DATA PROVIDED:
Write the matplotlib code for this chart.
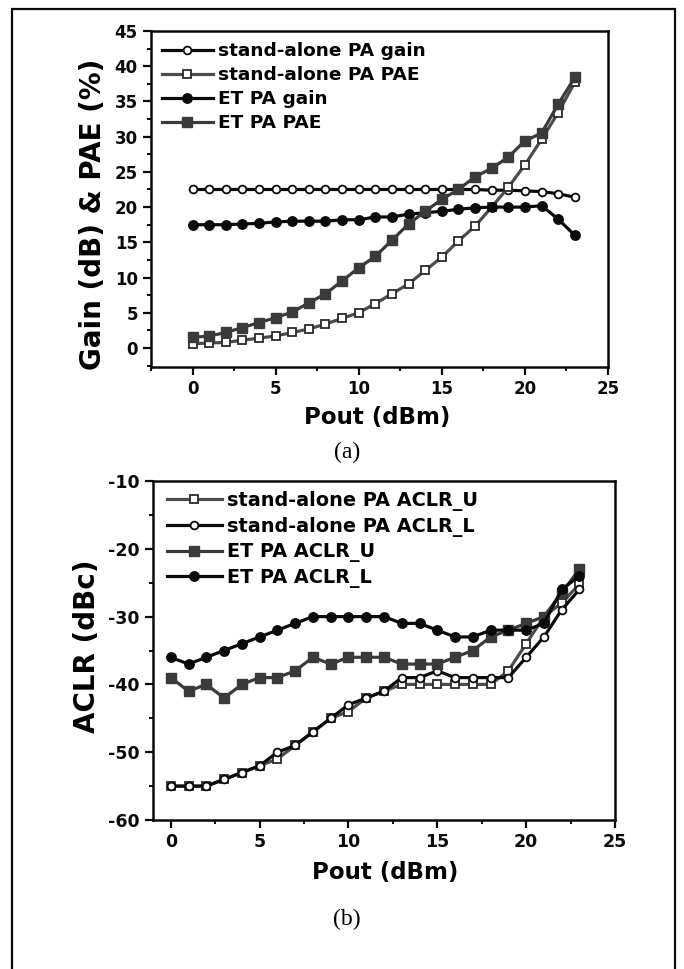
import numpy as np
import matplotlib
matplotlib.use('Agg')
import matplotlib.pyplot as plt
from matplotlib.patches import Rectangle

# ---------------- data ----------------
pout = [0, 1, 2, 3, 4, 5, 6, 7, 8, 9, 10, 11, 12, 13, 14, 15, 16, 17, 18, 19, 20, 21, 22, 23]

# (a) gain / PAE
sa_gain = [22.5, 22.5, 22.5, 22.5, 22.5, 22.5, 22.5, 22.5, 22.5, 22.5, 22.5, 22.5,
           22.5, 22.5, 22.5, 22.5, 22.5, 22.5, 22.4, 22.4, 22.3, 22.2, 21.9, 21.4]
sa_pae = [0.6, 0.7, 0.8, 1.1, 1.4, 1.7, 2.2, 2.7, 3.4, 4.2, 5.0, 6.3,
          7.7, 9.1, 11.0, 12.9, 15.2, 17.3, 20.0, 22.8, 26.0, 29.6, 33.4, 37.7]
et_gain = [17.5, 17.5, 17.5, 17.6, 17.7, 17.9, 18.0, 18.0, 18.0, 18.2, 18.2, 18.6,
           18.6, 19.0, 19.2, 19.4, 19.7, 19.9, 20.0, 20.0, 20.0, 20.2, 18.3, 16.0]
et_pae = [1.5, 1.7, 2.2, 2.9, 3.6, 4.3, 5.1, 6.4, 7.7, 9.5, 11.4, 13.0,
          15.3, 17.6, 19.4, 21.1, 22.5, 24.3, 25.5, 27.1, 29.4, 30.5, 34.6, 38.4]

# (b) ACLR
sa_aclr_u = [-55, -55, -55, -54, -53, -52, -51, -49, -47, -45, -44, -42,
             -41, -40, -40, -40, -40, -40, -40, -38, -34, -30, -28, -25.2]
sa_aclr_l = [-55, -55, -55, -54, -53, -52, -50, -49, -47, -45, -43, -42,
             -41, -39, -39, -38, -39, -39, -39, -39, -36, -33, -29, -26]
et_aclr_u = [-39, -41, -40, -42, -40, -39, -39, -38, -36, -37, -36, -36,
             -36, -37, -37, -37, -36, -35, -33, -32, -31, -30, -26.5, -23]
et_aclr_l = [-36, -37, -36, -35, -34, -33, -32, -31, -30, -30, -30, -30,
             -30, -31, -31, -32, -33, -33, -32, -32, -32, -31, -26, -24]

W, H = 684, 969
plt.rcParams['font.family'] = 'DejaVu Sans'
plt.rcParams['font.weight'] = 'bold'
plt.rcParams['axes.unicode_minus'] = False
fig = plt.figure(figsize=(W / 100, H / 100), dpi=100)

black = '#0a0a0a'
dgrey = '#3a3a3a'
lgrey = '#4c4c4c'
lw = 2.3


def px_axes(x0, y0, x1, y1):
    # pixel box (left, top, right, bottom) -> figure fraction
    return fig.add_axes([x0 / W, 1 - y1 / H, (x1 - x0) / W, (y1 - y0) / H])


def style_axes(ax, tick_fs):
    for s in ax.spines.values():
        s.set_linewidth(1.8)
        s.set_color(black)
    ax.tick_params(which='major', direction='out', length=5.5, width=1.6,
                   labelsize=tick_fs, pad=4, colors=black)
    ax.tick_params(which='minor', direction='out', length=3, width=1.4, colors=black)
    ax.tick_params(top=False, right=False, which='both')
    for lab in ax.get_xticklabels() + ax.get_yticklabels():
        lab.set_fontweight('bold')


"-------------------------------- (a) Gain & PAE ----------------------------------"
ax1 = px_axes(151, 31, 608, 367)
ax1.plot(pout, sa_gain, color=black, lw=lw, marker='o', ms=5.6, mfc='white',
         mec=black, mew=1.3, label='stand-alone PA gain')
ax1.plot(pout, sa_pae, color=lgrey, lw=lw, marker='s', ms=5.6, mfc='white',
         mec='#2a2a2a', mew=1.3, label='stand-alone PA PAE')
ax1.plot(pout, et_gain, color=black, lw=lw, marker='o', ms=6.8, mfc=black,
         mec=black, label='ET PA gain')
ax1.plot(pout, et_pae, color=dgrey, lw=lw, marker='s', ms=6.8, mfc=dgrey,
         mec=dgrey, label='ET PA PAE')
ax1.set_xlim(-2.4, 25)
ax1.set_ylim(-2.7, 45)
ax1.set_xticks([0, 5, 10, 15, 20, 25])
ax1.set_xticks([-2.5, 2.5, 7.5, 12.5, 17.5, 22.5], minor=True)
ax1.set_yticks([0, 5, 10, 15, 20, 25, 30, 35, 40, 45])
ax1.set_yticks([-2.5, 2.5, 7.5, 12.5, 17.5, 22.5, 27.5, 32.5, 37.5, 42.5], minor=True)
style_axes(ax1, 12)
ax1.set_xlabel('Pout (dBm)', fontsize=16.5, fontweight='bold')
ax1.xaxis.set_label_coords(0.496, -0.149)
ax1.xaxis.label.set_va('center')
ax1.set_ylabel('Gain (dB) & PAE (%)', fontsize=20, fontweight='bold')
ax1.yaxis.set_label_coords(-0.128, 0.455)
ax1.yaxis.label.set_va('center')
ax1.legend(loc='upper left', bbox_to_anchor=(0.024, 0.967), frameon=False,
           borderpad=0, borderaxespad=0, handlelength=2.76, handletextpad=0.27,
           labelspacing=0.33, prop={'size': 13.3, 'weight': 'bold'})

"-------------------------------- (b) ACLR ----------------------------------------"
ax2 = px_axes(153, 481, 615, 820)
ax2.plot(pout, sa_aclr_u, color=lgrey, lw=lw, marker='s', ms=5.6, mfc='white',
         mec='#2a2a2a', mew=1.3, label='stand-alone PA ACLR_U')
ax2.plot(pout, sa_aclr_l, color=black, lw=lw, marker='o', ms=5.6, mfc='white',
         mec=black, mew=1.3, label='stand-alone PA ACLR_L')
ax2.plot(pout, et_aclr_u, color=dgrey, lw=lw, marker='s', ms=6.8, mfc=dgrey,
         mec=dgrey, label='ET PA ACLR_U')
ax2.plot(pout, et_aclr_l, color=black, lw=lw, marker='o', ms=6.8, mfc=black,
         mec=black, label='ET PA ACLR_L')
ax2.set_xlim(-1, 25)
ax2.set_ylim(-60, -10)
ax2.set_xticks([0, 5, 10, 15, 20, 25])
ax2.set_xticks([2.5, 7.5, 12.5, 17.5, 22.5], minor=True)
ax2.set_yticks([-60, -50, -40, -30, -20, -10])
ax2.set_yticks([-55, -45, -35, -25, -15], minor=True)
style_axes(ax2, 12.5)
ax2.set_xlabel('Pout (dBm)', fontsize=16.5, fontweight='bold')
ax2.xaxis.set_label_coords((385 - 153) / 462, (820 - 873) / 339)
ax2.xaxis.label.set_va('center')
ax2.set_ylabel('ACLR (dBc)', fontsize=20, fontweight='bold')
ax2.yaxis.set_label_coords(-0.143, 0.513)
ax2.yaxis.label.set_va('center')
ax2.legend(loc='upper left', bbox_to_anchor=(0.030, 0.971), frameon=False,
           borderpad=0, borderaxespad=0, handlelength=2.85, handletextpad=0.25,
           labelspacing=0.3, prop={'size': 13.9, 'weight': 'bold'})

# captions
fig.text(347 / W, 1 - 452 / H, '(a)', family='Liberation Serif', fontweight='normal',
         fontsize=17, ha='center', va='center')
fig.text(347 / W, 1 - 919 / H, '(b)', family='Liberation Serif', fontweight='normal',
         fontsize=17, ha='center', va='center')

# outer frame (open at the bottom of the crop)
fig.add_artist(Rectangle((12 / W, -0.1), (675 - 12) / W, 1 - 9 / H + 0.1, fill=False,
                         lw=1.6, ec=black, transform=fig.transFigure, clip_on=False))

fig.savefig('out.png', dpi=100)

SET PROBLEM: Return the material line for line, from its beginning to the line that contains "21, 22, 23]", with the pictures left out.

OUTPUT FOR THIS EXERCISE:
Write the matplotlib code for this chart.
import numpy as np
import matplotlib
matplotlib.use('Agg')
import matplotlib.pyplot as plt
from matplotlib.patches import Rectangle

# ---------------- data ----------------
pout = [0, 1, 2, 3, 4, 5, 6, 7, 8, 9, 10, 11, 12, 13, 14, 15, 16, 17, 18, 19, 20, 21, 22, 23]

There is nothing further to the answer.